This has been a truly devastating U.S. Supreme Court term for people suing large corporations and the lawyers who represent them. Here’s the unhappy (for plaintiffs) recap: The Court’s decision in AT&T v. Concepcion upholds mandatory arbitration clauses in consumer cases; Janus v. First Derivative Traders gives mutual funds a pass for their subsidiaries’ alleged misstatements to investors; Wal-Mart v. Dukes restricts broad employment discrimination class actions; and Pliva v. Mensing lets generic drug companies off the hook for state law product liability claims. All of these decisions have the effect of cutting off avenues of recovery against big businesses. And all of them—particularly this week’s one-two punch in Dukes and Mensing—have left plaintiffs-side lobbyists staggering.

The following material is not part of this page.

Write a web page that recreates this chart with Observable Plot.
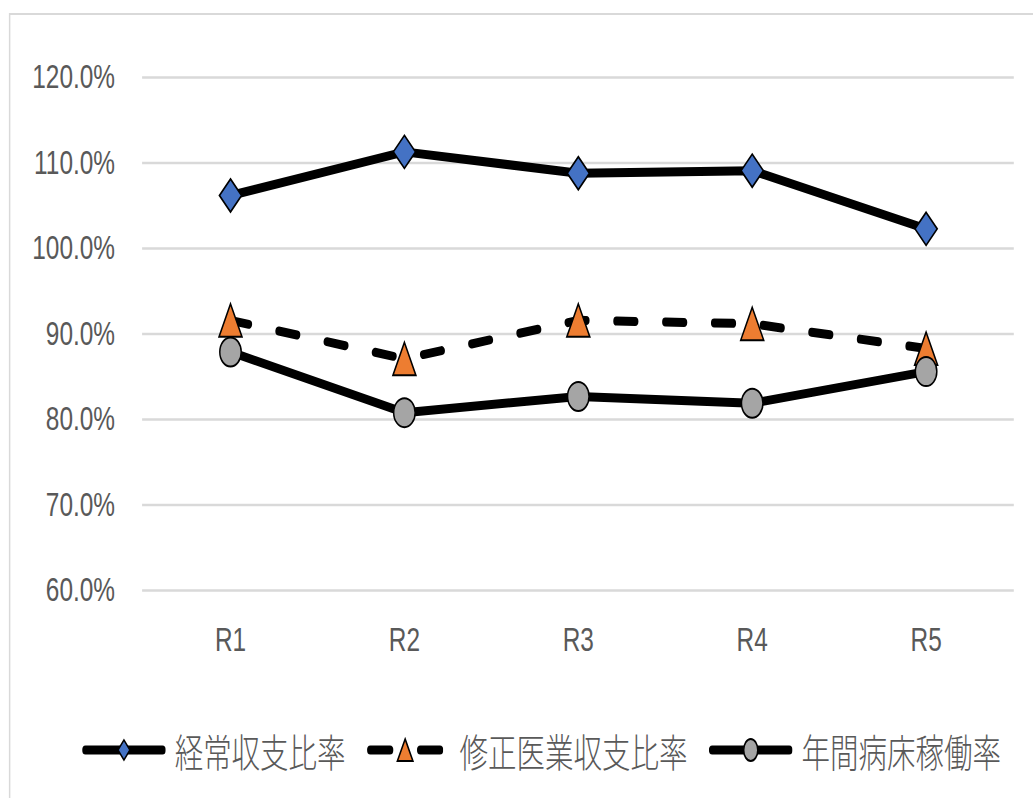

Their inevitable next step, as folks from the American Association for Justice (AAJ) and the Alliance for Justice told OTC Friday, is to ask Congress to enact legislation that reverses the effects of the Supreme Court’s rulings. In Mensing, the majority opinion even anticipates that development. “We acknowledge the unfortunate hand that federal drug regulation has dealt Mensing, Demahy, and others similarly situated,” wrote Justice Clarence Thomas. “As always, Congress and the FDA retain the authority to change the law and regulations if they so desire.”
Senate Judiciary Committee chairman Patrick Leahy has already scheduled a hearing for next week entitled “Barriers to Justice and Accountability: How the Supreme Court’s Recent Rulings Will Affect Corporate Behavior,” at which the committee is expected to address the Concepcion, Dukes, and Janus fallout. In May, meanwhile, Minnesota Senator Al Franken reintroduced the Arbitration Fairness Act, which had kicked around in the last Congress, specifically to address “three disappointing [Supreme Court] decisions,” including Concepcion.
But looking at the recent history of legislative attempts to undo Supreme Court precedent doesn’t offer a whole lot of hopes for plaintiffs, as even the advocacy groups acknowledge. “Congress tends to be more driven by external events like an oil spill or airplace crash,” said AAJ policy director Susan Steinman. “This is not a situation Congress would fix very quickly.” (Steinman said AAJ is still analyzing what tack to take in mitigating the impact of the Court’s rulings.) Added Brian Sobel, the director of justice programs at the Alliance for Justice: “In this political climate, even if the Senate were to take up issues, would the Republicans in Congress go along? That seems unlikely.” (AFJ nevertheless intends to urge Congress to act, particular in the Mensing case.)
In recent history, according to class action authority John Beisner of Skadden, Arps, Slate, Meagher & Flom, there have been only four instances in which Congress managed to pass laws with the specific intention of reversing the effect of Supreme Court rulings. Two laws in the 1980s and one in the 1990s were designed to restore various civil rights. Most recently, the Lilly Ledbetter Fair Pay Act, the first law President Barack Obama signed when he took office, extended the statute of limitations for pay discrimination suits in a direct response to the Supreme Court’s ruling in the 2007 case Ledbetter v. Goodyear Tire.
“These are relatively rare examples,” Beisner said. “It’s pretty hard to do it….In the end, you’re talking about passing new legislation. That’s a daunting task.” It's particularly difficult, Beisner added, in a case like Dukes, in which the Court's decision is an interpretation of the rules of federal litigation, not of a law previously passed by Congress.
And, indeed, the halls of Congress are littered with the corpses of legislation that tried and failed to roll back Supreme Court rulings. Arlen Specter, the recently-retired Pennsylvania Senator, introduced bills to undo Stoneridge’s restrictions on suits against auditors and law firms that allegedly abetted securities fraud and the heightened pleading standards established by Iqbal and Twombly (in which the Court held that plaintiffs have to provide detailed allegations in their initial complaints). Neither went anywhere, even though House and Senate judiciary committees each held hearings to address whether the Supreme Court’s Iqbal standard has made it harder for plaintiffs to survive defense motions to dismiss.
For almost a year, the securities class action bar has been laboring in the wake of the Supreme Court’s ruling in Morrison v. National Australia Bank, trying to get Congress to reinstate a private right of action for U.S. investors in foreign-traded securities. Last summer’s Dodd-Frank Act addressed Morrison but fell far short of the hopes of the plaintiffs bar: The law called upon the Securities and Exchange Commission to conduct a study of Morrison’s impact. It also assigned a study on Stoneridge’s impact to the General Accounting Office.
As Lisa Rickard of the Institute for Legal Reform (an arm of the U.S. Chamber of Commerce) notes, a government study is a long way from a new law. And Rickard assured OTC Friday that her group plans to stand squarely in the way of any attempts to undo the Court’s latest rulings. “Trial lawyers and consumer groups tend to say the sky is falling and run to Congress,” she said. “You can count on the fact that we will vociferously protect the rule of law as laid down by the Supreme Court.”